How the Recovery Café Model Works

The Recovery Café is an alternative, therapeutic, supportive community founded on the truth that every human being is precious and worthy of love regardless of their earlier trauma, mental and emotional anguish, addictive behaviors, or past mistakes. Providing a beautiful, safe, warm, drug- and alcohol-free space and loving community to anchor Members (our most closely supported consumers) in the sustained recovery needed to gain and maintain access to housing, social and health services, healthy relationships, education, and employment is essential to this model.

Our model is referred to by the larger behavioral health community as a Recovery Oriented System of Care (ROSC). A ROSC meets people where they are on the recovery continuum, engages them in a lifetime of managing their health, focuses holistically on a person’s needs, and empowers them to build a life that realizes their full potential. This person-centered system of care supports individuals as they establish a healthy life and recognizes that we all need a meaningful sense of membership and belonging in community.

Traditionally, a person receives support when they are in crisis and finds that the support is removed once they begin to experience stability. That model of emergency intervention and abandonment sets one up for a roller-coaster existence which is not only cruel, in that it locks one into a cycle of intense suffering and failure, it is expensive, ineffective, and a waste of human potential. It is hopeful that many states are embracing a more effective and compassionate system of care.

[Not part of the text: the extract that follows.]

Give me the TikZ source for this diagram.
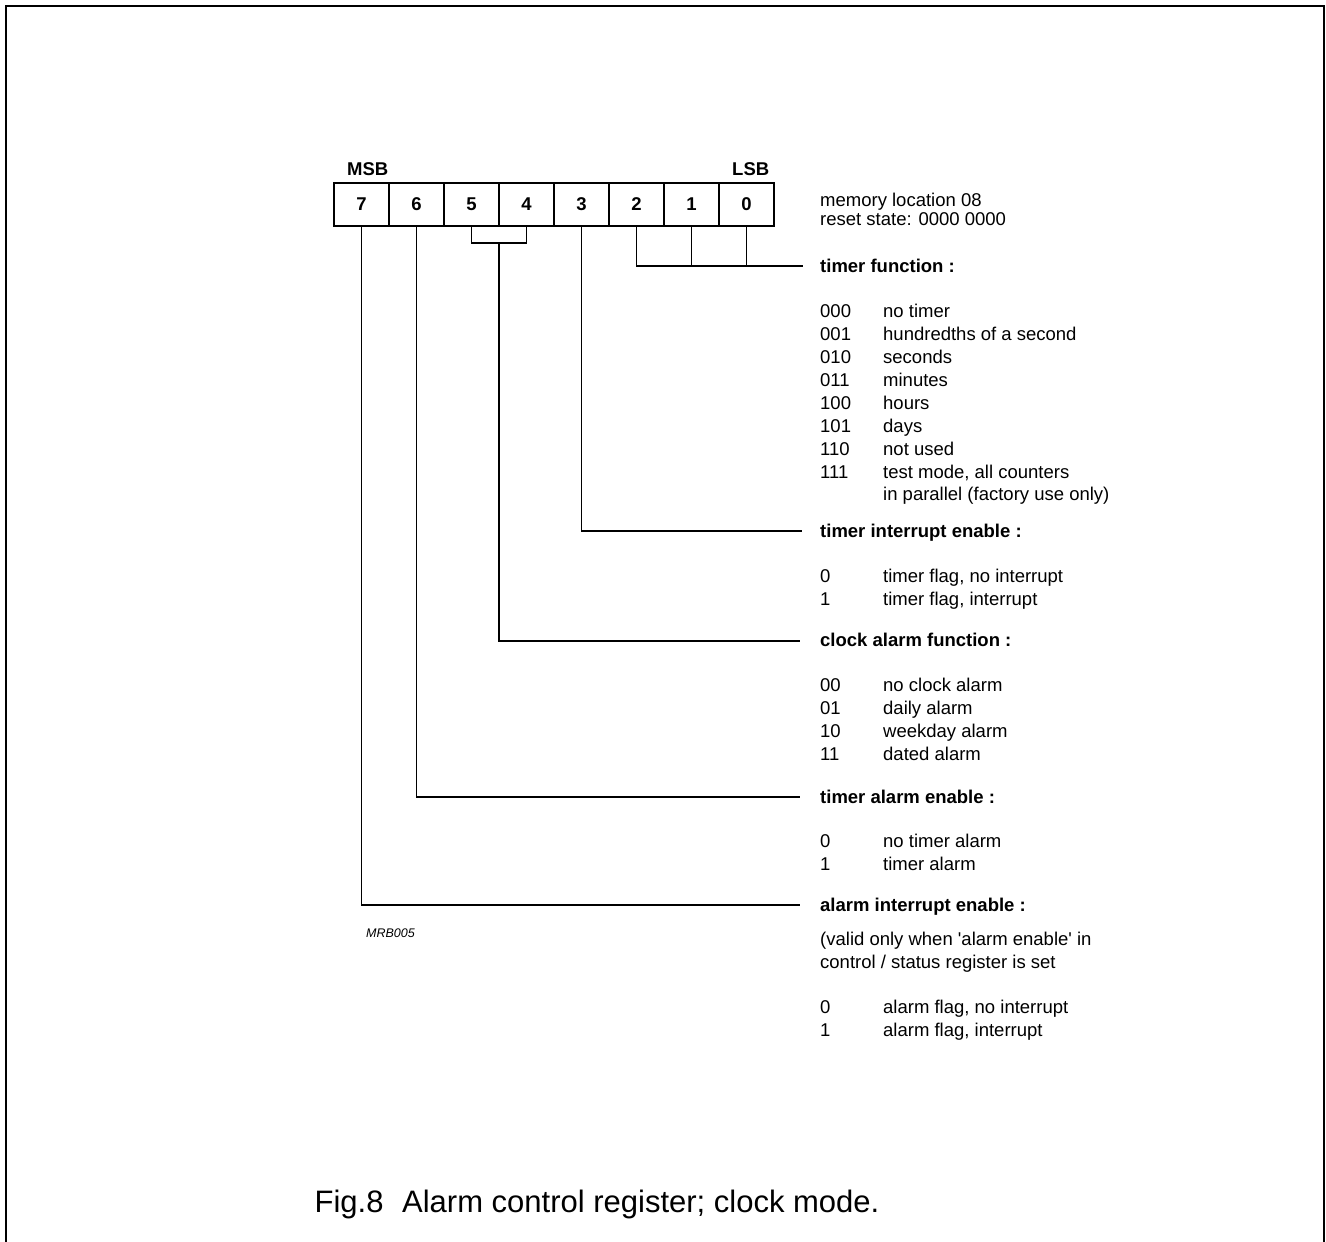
\documentclass[tikz,border=0pt]{standalone}
\usepackage{fontspec}
\setmainfont{Liberation Sans}
\usetikzlibrary{positioning}
\usetikzlibrary{calc}
\tikzset{%
  bit/.style = {rectangle,draw,line width=1.2pt,minimum width=55pt,
        minimum height=43pt,inner sep=0pt,
        font=\fontsize{18.5}{22}\selectfont\bfseries},
  lead/.style = {line width=1.1pt},
  head/.style = {anchor=base west,inner sep=0pt,
        font=\fontsize{18.5}{23}\selectfont\bfseries},
  txt/.style = {anchor=base west,inner sep=0pt,
        font=\fontsize{18.5}{23}\selectfont}
}

\begin{document}
\begin{tikzpicture}[x=1pt,y=-1pt]
\useasboundingbox (0,0) rectangle (1326,1242);
\draw[line width=2pt] (5.5,1242) -- (5.5,6) -- (1324,6) -- (1324,1242);

% register cells
\foreach \b [count=\i from 0] in {7,6,5,4,3,2,1,0}
    \node[bit] (b\b) at ({361.5+55*\i},204.5) {\b};
\node[head] (msb) at (347,175) {MSB};
\node[head] (lsb) at (732,175) {LSB};
\node[txt] (mem) at (820,206) {memory location 08};
\node[txt] (rst) at (820,225) {reset state: 0000 0000};

% leads
\coordinate (tf) at (803,266);
\coordinate (ti) at (802,531);
\coordinate (br) at (499,243);
\coordinate (ca) at (800,641);
\coordinate (ta) at (800,797);
\coordinate (ai) at (800,905);
\draw[lead] (b2.south) |- (tf);
\draw[lead] (b1.south) -- (b1.south |- tf);
\draw[lead] (b0.south) -- (b0.south |- tf);
\draw[lead] (b3.south) |- (ti);
\draw[lead] (b5.south) |- (br) -| (b4.south);
\draw[lead] (br) |- (ca);
\draw[lead] (b6.south) |- (ta);
\draw[lead] (b7.south) |- (ai);

% timer function
\node[head] (tfh) at (820,272) {timer function :};
\foreach \c/\d [count=\k from 0] in {000/no timer,001/hundredths of a second,
        010/seconds,011/minutes,100/hours,101/days,110/not used,
        {111/test mode, all counters}}
{
    \node[txt] (tfc\k) at (820,{317+23*\k}) {\c};
    \node[txt] (tfd\k) at (883,{317+23*\k}) {\d};
}
\node[txt] (tfd8) at (883,500) {in parallel (factory use only)};

% timer interrupt enable
\node[head] (tih) at (820,537) {timer interrupt enable :};
\foreach \c/\d [count=\k from 0] in {0/{timer flag, no interrupt},1/{timer flag, interrupt}}
{
    \node[txt] (tic\k) at (820,{582+23*\k}) {\c};
    \node[txt] (tid\k) at (883,{582+23*\k}) {\d};
}

% clock alarm function
\node[head] (cah) at (820,646) {clock alarm function :};
\foreach \c/\d [count=\k from 0] in {00/no clock alarm,01/daily alarm,
        10/weekday alarm,11/dated alarm}
{
    \node[txt] (cac\k) at (820,{691+23*\k}) {\c};
    \node[txt] (cad\k) at (883,{691+23*\k}) {\d};
}

% timer alarm enable
\node[head] (tah) at (820,803) {timer alarm enable :};
\foreach \c/\d [count=\k from 0] in {0/no timer alarm,1/timer alarm}
{
    \node[txt] (tac\k) at (820,{847+23*\k}) {\c};
    \node[txt] (tad\k) at (883,{847+23*\k}) {\d};
}

% alarm interrupt enable
\node[head] (aih) at (820,911) {alarm interrupt enable :};
\node[txt] (ain1) at (820,945) {(valid only when \textquotesingle alarm enable\textquotesingle\ in};
\node[txt] (ain2) at (820,968) {control / status register is set};
\foreach \c/\d [count=\k from 0] in {0/{alarm flag, no interrupt},1/{alarm flag, interrupt}}
{
    \node[txt] (aic\k) at (820,{1013+23*\k}) {\c};
    \node[txt] (aid\k) at (883,{1013+23*\k}) {\d};
}

\node[txt,font=\fontsize{12.5}{15}\selectfont\itshape] (code) at (366,937) {MRB005};
\node[anchor=base,inner sep=0pt,font=\fontsize{31}{36}\selectfont] (cap) at (597,1212)
    {Fig.8\hspace{0.6em}Alarm control register; clock mode.};
\end{tikzpicture}
\end{document}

Redefining the Recovery Journey

Recovery Café provides support, resources, and a community of care along the entire continuum of a person’s need for recovery support. We teach skills to manage mental and physical health, maintain sobriety, build community, and help individuals reclaim their lives and identities as persons worthy of giving and receiving love. Our model is designed to prevent one life-threatening crisis after another, saving taxpayer’s money in emergency intervention and allowing mental health and addiction support professionals to focus on health maintenance and addiction prevention. This is a much more humane and effective response.

Our Model

Key to our model is the firm belief that every person is in need of recovery from something and, having chosen the recovery journey, has wisdom to share with others. This belief is the grounding on which we have built our recovery programming.

Research literature has identified four types of social support that Recovery Café provides throughout our programming:

  • emotional – demonstrating empathy, caring, and concern to build a person’s self-esteem;
  • informational – sharing knowledge and information to provide life and/or vocational training;
  • instrumental – providing concrete assistance to help people accomplish tasks; and
  • affiliational – facilitating contacts with other people to promote learning of social skills, create community, and instill a sense of belonging. (Cobb, 1976; Salzer, 2002)

Furthermore, while providing these social supports, our model is also committed to incorporating and aligning programming with the 10 SAMSHA-identified components of successful recovery programs: Self Direction, Individualized and Person-centered, Empowerment, Holistic, Non-Linear, Strengths-based, Peer Support, Respect, Responsibility, and Hope. Following the lead of King County’s Behavioral Health and Recovery Division, we have also adopted the component of “resiliency” which overlaps with and reinforces the aforementioned four elements of social support. We have assimilated these evidence-based practices in our programming and will continue to do so in every new program initiative, enhancement, or revision.